It All Changes


It is an eye-opening moment the day you discover your parents are real people. You actually didn’t appear in a cabbage patch, but YOUR PARENTS had . . . sex!  Ewww. You realize that a time existed when you were not the center of their universe and life did not revolve around getting you to practice on time or refereeing sibling shouting matches. Something happens and you see through the parental veneer to the man or woman responsible for giving you life. They do something “normal” and it makes you realize that, “My parents are actually PEOPLE.” It marks a transition from parent as abject object of worship to parent as person who loves me but still has issues of his or her own. A bitter divorce will bring this particular realization about real quick and in some more of a hurry. Sometimes it’s simple; sometimes . . . it’s a bit more complex. No matter how it happens though, your relationship with your parents is never the same.

It is a heart-warming moment the day your parents treat you as an equal. Maybe Dad offers you a beer or Mom doesn’t ask you to leave the room when the gossip topics get R to X rated. Whatever the case, you know when it happens. It’s a subtle shift in how they look at you and how they treat you. You’re not just their child anymore, you’re a member of the club of adults. To use an image from the “olden days,” it was when you were allowed to be heard and not just seen. Sometimes, some truly glorious times, you end up having not just a parent but an incredible friend who already knows all your stories because they were at the center of so many of them. No matter how it happens though, your relationship with your parents is never the same.

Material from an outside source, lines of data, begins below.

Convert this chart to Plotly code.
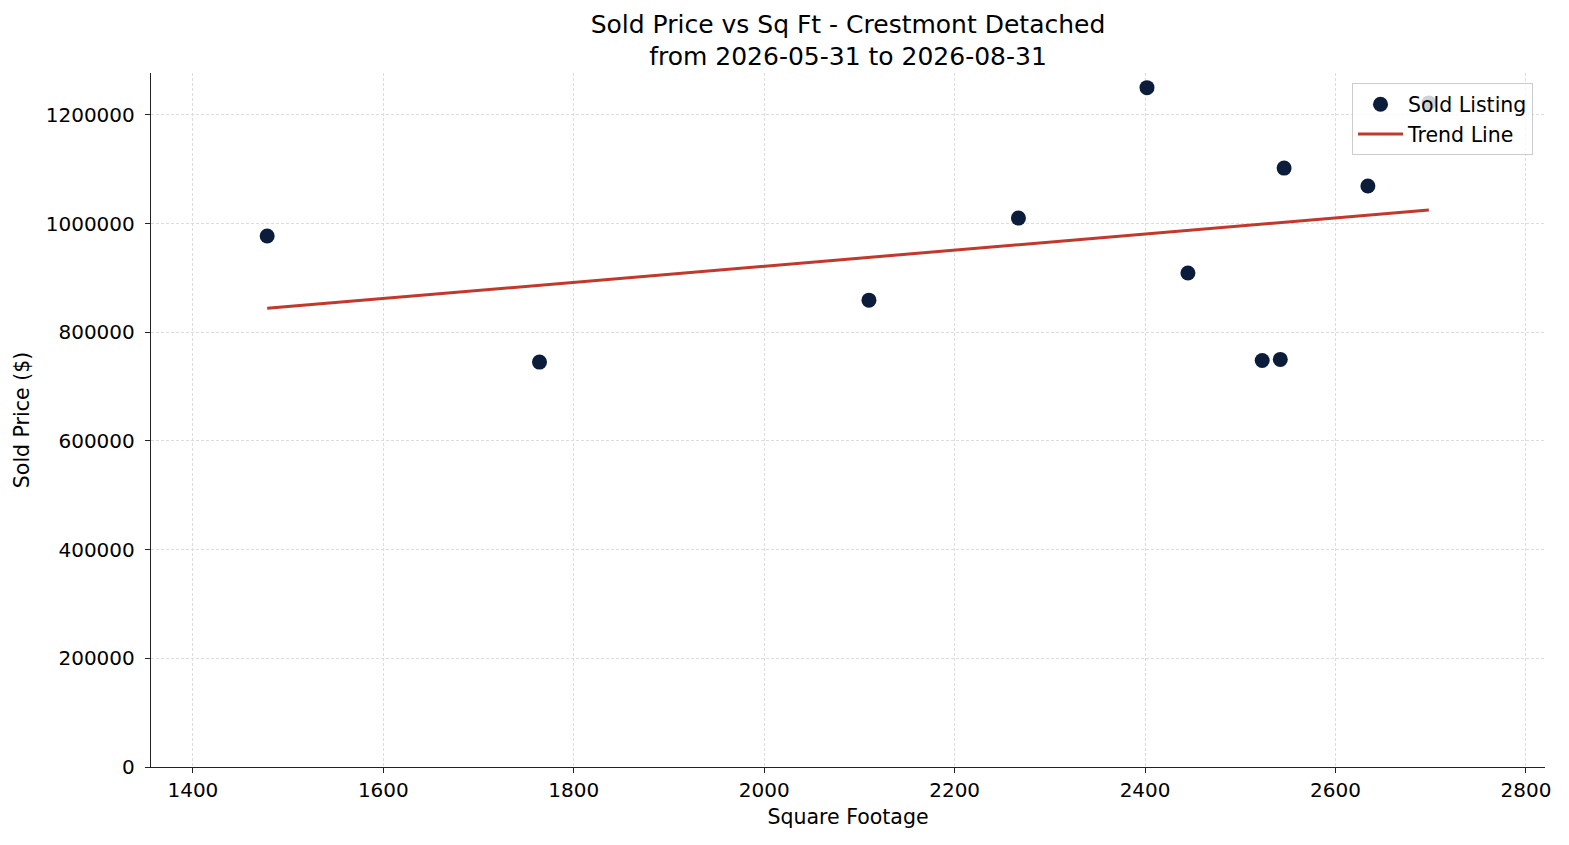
import numpy as np
import plotly.graph_objects as go

# sold listings
sqft = [1478, 1764, 2110, 2267, 2402, 2445, 2523, 2542, 2546, 2634, 2698]
sold_price = [977000, 745000, 859000, 1010000, 1250000, 909000, 748000, 750000, 1102000, 1069000, 1222000]

x_ticks = [1400, 1600, 1800, 2000, 2200, 2400, 2600, 2800]
y_ticks = [0, 200000, 400000, 600000, 800000, 1000000, 1200000]

# least squares trend line across the sqft range
slope, intercept = np.polyfit(sqft, sold_price, 1)
trend_x = [min(sqft), max(sqft)]
trend_y = [slope * v + intercept for v in trend_x]

font = "DejaVu Sans, Liberation Sans, sans-serif"
grid = "#dcdcdc"

fig = go.Figure()
fig.add_trace(go.Scatter(
    x=sqft, y=sold_price, mode="markers", name="Sold Listing",
    marker=dict(size=15, color="#0b1d3a"),
))
fig.add_trace(go.Scatter(
    x=trend_x, y=trend_y, mode="lines", name="Trend Line",
    line=dict(color="#c0392b", width=3),
))

# page body adds ~8px offset, margins compensate
fig.update_layout(
    width=1569, height=845,
    margin=dict(l=143, r=32, t=65, b=86),
    paper_bgcolor="white", plot_bgcolor="white",
    font=dict(family=font, size=20, color="black"),
    title=dict(
        text="Sold Price vs Sq Ft - Crestmont Detached<br>from 2026-05-31 to 2026-08-31",
        x=0.5, xref="paper", xanchor="center", yref="container", y=0.971, yanchor="top",
        font=dict(size=25),
    ),
    legend=dict(
        x=0.9914, y=0.985, xanchor="right", yanchor="top",
        bgcolor="rgba(255,255,255,0.8)", bordercolor="#cccccc", borderwidth=1,
        font=dict(size=20.5), tracegroupgap=0, itemwidth=45,
    ),
    showlegend=True,
)

fig.update_xaxes(
    range=[1356, 2820], tickvals=x_ticks,
    title=dict(text="Square Footage", font=dict(size=20.5), standoff=8),
    showline=True, linecolor="#222222", linewidth=1.4,
    ticks="outside", ticklen=5, tickcolor="#222222",
    showgrid=True, gridcolor=grid, griddash="3px,2px", gridwidth=0.8,
    zeroline=False, tickfont=dict(size=20),
)
fig.update_yaxes(
    range=[0, 1277000], tickvals=y_ticks, tickformat="d",
    title=dict(text="Sold Price ($)", font=dict(size=20.5), standoff=10),
    showline=True, linecolor="#222222", linewidth=1.4,
    ticks="outside", ticklen=5, tickcolor="#222222", ticklabelstandoff=6,
    showgrid=True, gridcolor=grid, griddash="3px,2px", gridwidth=0.8,
    zeroline=False, tickfont=dict(size=20),
)

fig.write_html("out.html")
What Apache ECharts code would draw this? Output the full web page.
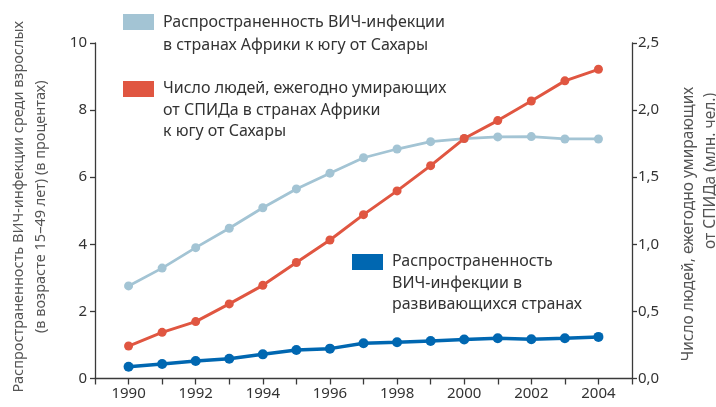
<!DOCTYPE html>
<html><head><meta charset="utf-8">
<script src="https://cdn.jsdelivr.net/npm/echarts@6/dist/echarts.min.js"></script>
<style>html,body{margin:0;padding:0;background:#fff}#c{width:716px;height:407px}</style>
</head><body><div id="c"></div>
<script>
var years = [1990,1991,1992,1993,1994,1995,1996,1997,1998,1999,2000,2001,2002,2003,2004];
var prevalenceSSA = [2.76,3.29,3.90,4.48,5.09,5.65,6.12,6.58,6.84,7.06,7.15,7.20,7.21,7.14,7.14];
var deathsSSA = [0.242,0.344,0.424,0.556,0.694,0.864,1.032,1.221,1.398,1.586,1.788,1.922,2.068,2.218,2.304];
var prevalenceDev = [0.35,0.43,0.52,0.59,0.72,0.85,0.89,1.05,1.08,1.12,1.16,1.20,1.17,1.20,1.24];
var xTickLabels = ["1990","1992","1994","1996","1998","2000","2002","2004"];
var seriesNames = [
  "Распространенность ВИЧ-инфекции\nв странах Африки к югу от Сахары",
  "Число людей, ежегодно умирающих\nот СПИДа в странах Африки\nк югу от Сахары",
  "Распространенность\nВИЧ-инфекции в\nразвивающихся странах"
];
var leftAxisName = "Распространенность ВИЧ-инфекции среди взрослых\n(в возрасте 15–49 лет) (в процентах)";
var rightAxisLines = ["Число людей, ежегодно умирающих", "от СПИДа (млн. чел.)"];
var colors = ["#a3c4d4","#e05641","#0067b1"];

function pairs(vals){ return years.map(function(y,i){ return [y, vals[i]]; }); }
var FONT = "Noto Sans";
var axisColor = "#3a3a3a";
var textColor = "#333";
var nameColor = "#555";

var chart = echarts.init(document.getElementById('c'), null, {renderer:'canvas'});
function legendItem(i, x, y, lh){
  return [
    {type:'rect', left:x, top:y, shape:{width:31,height:16}, style:{fill:colors[i]}},
    {type:'text', left:x+40, top:y-3, style:{text:seriesNames[i], font:'16px "'+FONT+'"', fill:textColor, lineHeight:lh}}
  ];
}
var rightName = [
  {type:'text', x:689, y:224, rotation:Math.PI/2, style:{text:rightAxisLines[0], font:'15.5px "'+FONT+'"', fill:nameColor, align:'center', verticalAlign:'middle'}},
  {type:'text', x:711, y:171, rotation:Math.PI/2, style:{text:rightAxisLines[1], font:'15.5px "'+FONT+'"', fill:nameColor, align:'center', verticalAlign:'middle'}}
];
var option = {
  animation:false,
  textStyle:{fontFamily:FONT},
  grid:{left:80, right:84, top:43, bottom:28.5},
  xAxis:{
    type:'value', min:1989, max:2005, interval:1,
    axisLine:{lineStyle:{color:axisColor, width:1.3}},
    axisTick:{length:6, lineStyle:{color:axisColor, width:1.3}},
    splitLine:{show:false},
    axisLabel:{color:textColor, fontSize:15, margin:8, fontFamily:FONT,
      formatter:function(v){ var s=String(v); return xTickLabels.indexOf(s)>=0 ? s : ''; }}
  },
  yAxis:[{
    type:'value', min:0, max:10, interval:2, position:'left',
    axisLine:{show:true, lineStyle:{color:axisColor, width:1.3}},
    axisTick:{show:true, length:5, lineStyle:{color:axisColor, width:1.3}},
    splitLine:{show:false},
    axisLabel:{color:textColor, fontSize:15, margin:8, fontFamily:FONT},
    name:leftAxisName, nameLocation:'middle', nameGap:43, nameRotate:90,
    nameTextStyle:{color:nameColor, fontSize:14.5, lineHeight:22, fontFamily:FONT, padding:[0,0,0,8]}
  },{
    type:'value', min:0, max:2.5, interval:0.5, position:'right',
    axisLine:{show:true, lineStyle:{color:axisColor, width:1.3}},
    axisTick:{show:true, length:5, lineStyle:{color:axisColor, width:1.3}},
    splitLine:{show:false},
    axisLabel:{color:textColor, fontSize:15, margin:6, fontFamily:FONT,
      formatter:function(v){ return v.toFixed(1).replace('.',','); }}
  }],
  series:[
    {name:seriesNames[0], type:'line', yAxisIndex:0, data:pairs(prevalenceSSA), symbol:'circle', symbolSize:9,
      lineStyle:{color:colors[0], width:2.8}, itemStyle:{color:colors[0]}, z:2},
    {name:seriesNames[1], type:'line', yAxisIndex:1, data:pairs(deathsSSA), symbol:'circle', symbolSize:9,
      lineStyle:{color:colors[1], width:3}, itemStyle:{color:colors[1]}, z:3},
    {name:seriesNames[2], type:'line', yAxisIndex:0, data:pairs(prevalenceDev), symbol:'circle', symbolSize:10,
      lineStyle:{color:colors[2], width:3.5}, itemStyle:{color:colors[2]}, z:4}
  ],
  graphic: [].concat(legendItem(0,123,14,23), legendItem(1,123,81,21.5), legendItem(2,352,254,21.5), rightName)
};
chart.setOption(option);
</script></body></html>
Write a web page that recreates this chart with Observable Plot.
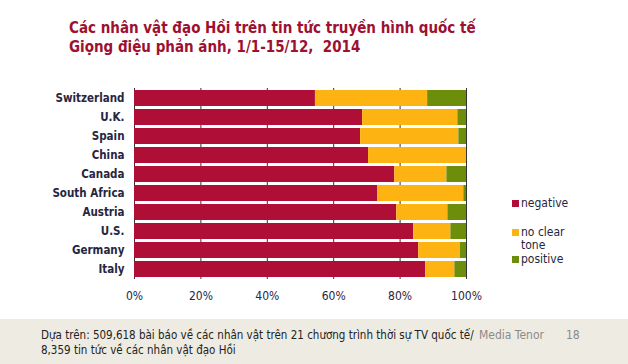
<!DOCTYPE html>
<html><head><meta charset="utf-8">
<script src="https://cdn.jsdelivr.net/npm/d3@7"></script>
<script src="https://cdn.jsdelivr.net/npm/@observablehq/plot@0.6"></script>
<style>
body{margin:0;background:#fff;}
#wrap{position:relative;width:628px;height:364px;overflow:hidden;background:#fff;}
#title{position:absolute;left:69px;top:19px;font-family:"DejaVu Sans Condensed","DejaVu Sans",sans-serif;font-weight:bold;font-size:15px;line-height:19px;color:#9E1030;white-space:nowrap;}
#chart{position:absolute;left:0;top:0;}
#legend{position:absolute;left:512px;top:197px;font-family:"DejaVu Sans Condensed","DejaVu Sans",sans-serif;font-size:12px;color:#26263F;}
.li{position:absolute;left:0;white-space:nowrap;line-height:13px;}
.sw{position:absolute;left:0;width:7px;height:7px;}
.lt{position:absolute;left:9px;}
#footer{position:absolute;left:0;top:319px;width:628px;height:45px;background:#EEECE2;}
#ftext{position:absolute;left:41px;top:9px;font-family:"DejaVu Sans Condensed",sans-serif;font-size:11.5px;line-height:15px;color:#222;white-space:nowrap;}
#brand{position:absolute;left:479px;top:9px;font-family:"DejaVu Sans Condensed",sans-serif;font-size:12px;line-height:15px;color:#8A8A8A;white-space:nowrap;}
#page{position:absolute;left:566px;top:9px;font-family:"DejaVu Sans Condensed",sans-serif;font-size:12px;line-height:15px;color:#8A8A8A;}
</style></head>
<body>
<div id="wrap">
  <div id="chart"></div>
  <div id="title">Các nhân vật đạo Hồi trên tin tức truyền hình quốc tế<br>Giọng điệu phản ánh, 1/1-15/12,&nbsp; 2014</div>
  <div id="legend"></div>
  <div id="footer">
    <div id="ftext">Dựa trên: 509,618 bài báo về các nhân vật trên 21 chương trình thời sự TV quốc tế/<br>8,359 tin tức về các nhân vật đạo Hồi</div>
    <div id="brand">Media Tenor</div>
    <div id="page">18</div>
  </div>
</div>
<script>
const countries = ["Switzerland","U.K.","Spain","China","Canada","South Africa","Austria","U.S.","Germany","Italy"];
const negative = [54.5, 68.7, 68.1, 70.5, 78.4, 73.2, 79.0, 84.1, 85.6, 87.7];
const noClear  = [33.8, 28.7, 29.6, 29.5, 15.7, 26.0, 15.4, 11.2, 12.6, 8.8];
const positive = [11.7, 2.6, 2.3, 0.0, 5.9, 0.8, 5.6, 4.7, 1.8, 3.5];
const tones = ["negative","no clear tone","positive"];
const toneLabels = ["negative","no clear<br>tone","positive"];
const colors = ["#AF0E37","#FDB413","#6D8E0B"];
const xTicks = [0, 0.2, 0.4, 0.6, 0.8, 1];

const series = [negative, noClear, positive];
const rows = [];
countries.forEach((c, i) => {
  tones.forEach((t, j) => rows.push({country: c, tone: t, value: series[j][i] / 100}));
});

const plot = Plot.plot({
  width: 628,
  height: 310,
  marginLeft: 134,
  marginRight: 162,
  marginTop: 88,
  marginBottom: 31,
  style: {fontFamily: '"DejaVu Sans Condensed","DejaVu Sans",sans-serif', fontSize: "12px", color: "#26263F", background: "transparent"},
  x: {domain: [0, 1], ticks: xTicks, tickFormat: d3.format(".0%"), tickSize: 0, tickPadding: 12, label: null},
  y: {domain: countries, paddingInner: 0.16, paddingOuter: 0.08, tickSize: 0, tickPadding: 10, label: null},
  color: {domain: tones, range: colors},
  marks: [
    Plot.gridX(xTicks, {stroke: "#333", strokeOpacity: 1, strokeWidth: 1}),
    Plot.barX(rows, Plot.stackX({x: "value", y: "country", fill: "tone", order: tones})),
    Plot.axisY({tickSize: 0, tickPadding: 10, fontWeight: "bold", fontSize: 11.5, label: null}),
    Plot.axisX({ticks: xTicks, tickFormat: d3.format(".0%"), tickSize: 0, tickPadding: 12, label: null})
  ]
});
document.getElementById("chart").appendChild(plot);

const legend = document.getElementById("legend");
const tops = [0, 29, 56];
tones.forEach((t, j) => {
  const d = document.createElement("div");
  d.className = "li";
  d.style.top = tops[j] + "px";
  d.innerHTML = `<div class="sw" style="background:${colors[j]};top:3px"></div><div class="lt">${toneLabels[j]}</div>`;
  legend.appendChild(d);
});
</script>
</body></html>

It is a gut-wrenching moment the day your role switches with your parent. Mama wants your advice or asks if you will, “just handle this.” Maybe Dad can’t go all day in the yard and you need to come over and take care of trimming the holly bushes. Often, it around the time the folks don’t insist on everyone coming “home” for the holidays but instead let “one of the children host this year.” Sometimes, you catch a grimace of pain or come in unannounced and find Mama taking a breathing treatment you didn’t know she needed. Sooner or later, you’ll taste the hideous, coppery tang of fear when you realize that this once invincible tower of strength and safety is beginning to crumble. Instead of drying your tears when you skinned your knee, you you dry their tears when they can’t quite remember the recipe for your favorite cake. We laugh and joke during the good times about how our parents had better be good to us because we are going to pick out their nursing home one day. The joke isn’t quite as funny when the day actually comes that you have to leave them and when you look at the expression on their faces and they tears in their eyes, you know EXACTLY how they felt looking at you on your first day of school. Unfortunately, a big yellow bus isn’t going to bring them home to milk and cookies and maybe a nap or a game before homework and supper time. In place of the big yellow bus will be a long black limousine and you will have a new standard of loneliness to measure things against in your life. No matter how it happens though, your relationship with your parents is never the same.

Once the changes start, your relationship with your parents is never the same.

Love y’all and don’t forget to wash your feet.